A practical operating model starts with a construction implementation blueprint. This should include standard discovery questionnaires, process maps for project accounting and procurement, migration templates, training curricula by role, and go-live readiness criteria. Partners can adapt for customer complexity, but they should not reinvent the baseline.
Next, ERP firms need partner enablement that goes beyond product demos. Construction implementation partners should be trained on estimation-to-cash workflows, retention accounting, union or certified payroll considerations where relevant, subcontractor billing controls, and executive reporting expectations. Enablement should also cover commercial packaging so partners can sell fixed-scope deployment offers where appropriate.
- Create a construction-specific implementation playbook with mandatory deliverables by phase
- Use partner scorecards that track go-live timing, support escalation rates, adoption, and renewal outcomes
- Package implementation into standard service tiers for small, mid-market, and multi-entity contractors
- Build a shared support handoff model between implementation, customer success, and managed services teams
- Align partner incentives to retention and expansion, not only initial project revenue
Executive recommendations for partner ecosystem leaders
Executives leading ERP channel strategy in construction should make three decisions early. First, define which partner types are allowed to own implementation, influence implementation, or only refer opportunities. Second, decide where delivery standardization is non-negotiable and where controlled flexibility is acceptable. Third, align compensation and certification with customer outcomes, not just bookings.
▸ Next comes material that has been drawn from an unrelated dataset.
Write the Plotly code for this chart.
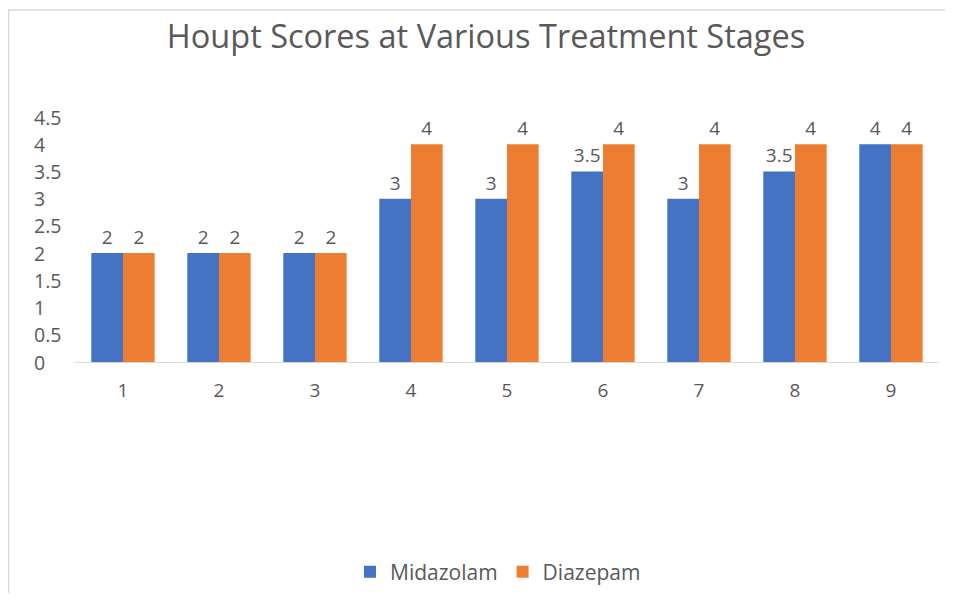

It is also important to segment the market. A small specialty contractor, a regional general contractor, and a multi-entity construction group do not require the same implementation motion. Partner ecosystems should support tiered delivery models with different staffing, governance, and support structures. Standardization should simplify complexity, not ignore it.
Finally, leaders should view construction implementation partnerships as a strategic asset for enterprise growth. They improve deployment quality, increase recurring revenue durability, make white-label and OEM expansion more viable, and reduce the operational fragility that often limits ERP firms in vertical markets.
Conclusion
Construction implementation partnerships are not just a staffing solution for ERP firms. They are a core mechanism for standardizing delivery, protecting customer outcomes, and scaling channel revenue across reseller, white-label, OEM, and embedded ERP models. In a vertical where operational complexity is high and implementation mistakes are expensive, disciplined partner frameworks create a measurable competitive advantage.
For ERP firms standardizing delivery, the priority is clear: build a construction-specific partner operating model, certify against execution quality, connect implementation to recurring revenue strategy, and design every partner motion around scalable customer success.